More restrictions from countries around the world to contain a second massive wave of the Coronavirus spread have increased investors' appetite towards safe havens, and the Japanese yen is ideal for this goal. Therefore, the USD/JPY bearish movement increased pushing it towards the 104.16 support at the time of writing, the lowest level in five weeks. Supporting this decline was a slight drop in US consumer confidence in October with the emergence of a new wave of coronavirus cases across the country. The Conference Board reported that the US Consumer Confidence Index fell to a reading of 100.9 from 101.8 in September, but is still well below pre-epidemic levels. The moderate decline for the month followed a sharp rise in September.
Consumer spending accounts for 70% of economic activity in the US, so lower confidence is garnering much attention from economists, especially as the US approaches the holiday shopping season.
US consumer confidence fell to a reading of 85.7 in April as large swaths of the country were closed due to the deadly virus. The index was consistently above the 100 level in the months prior to that, with the index reaching 132.6 in February before the severity of the COVID-19 infections became clear, and now, with average daily deaths across the country up 10% in the past two weeks, from 721 to nearly 794 as of Sunday, according to data from Johns Hopkins University. Newly confirmed infections are increasing daily in 47 states, while deaths are rising in 34 states.
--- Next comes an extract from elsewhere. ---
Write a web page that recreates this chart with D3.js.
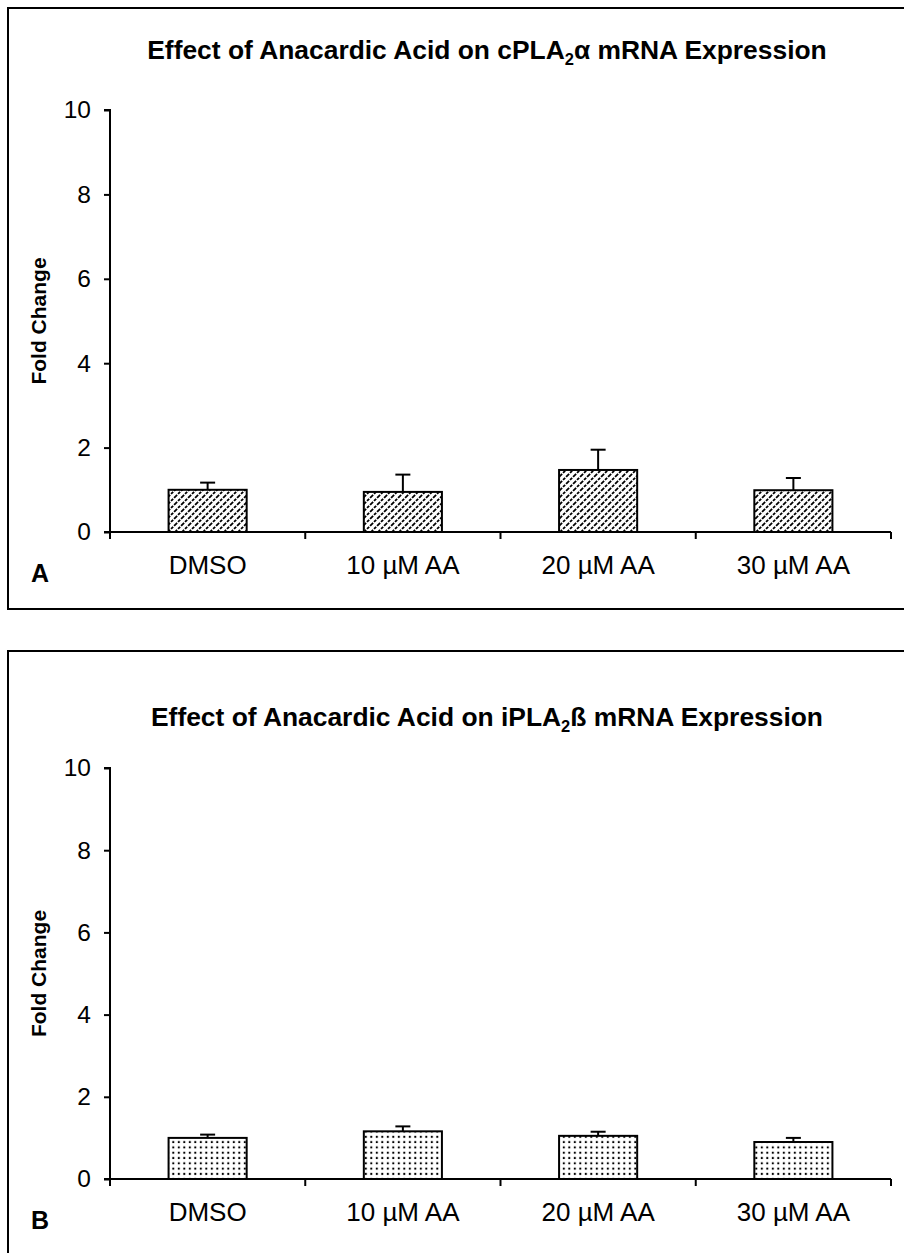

The portion of the index that measures current conditions - which is based on consumers' assessment of current business and labour market conditions - increased from 98.9 to 104.6. However, this month consumers were less optimistic about the future, as the Expectations Index fell to 98.4 in October from 102.9 last month. Factors including the recent spike in coronavirus cases across the U.S., along with continued job losses and uncertainty during next week's presidential election, may have played a role in consumers' concerns about the future.
As for the US presidential elections, the consequences of which will be dominated by dealing with the COVID-19 virus and the economy, America’s deficit in goods and services now exceeds what it was under President Barack Obama. Steel and aluminium makers have slashed their jobs despite Trump's protectionist policies on their behalf. His deals barely produced a ripple in the $20 trillion economy. For most Americans, Trump's strict trade policy ultimately meant little, good or bad, to their financial health.
Whether Trump wins a second term or be replaced by Joe Biden, much of his legacy in commerce appears likely to last. It is therefore possible that his hard-line stance toward China will last beyond his presidency for the following reason: it reflected and shaped a belief, among Democrats and Republicans alike, that Beijing had long violated its pledges to treat foreign companies fairly, committed predatory business practices, and dominated other countries in the world.
According to the technical analysis of the pair: Recent bear’s domination on the USD/JPY performance, pushed technical indicators into oversold areas, and therefore, one can think of buying from the current support levels at 104.15, 103.75 and 102.90, respectively. The current performance brings us back to the levels of last March at a time when the epidemic crisis was strongly affecting the global financial markets. Global governments and central banks stand ready to intervene again to support the global economy. On the upside, technically, a return to move towards the most important 106.00 resistance at the present time, will confirm the reversal of the current bearish view.
Today's economic calendar has no important data affecting the performance of the pair.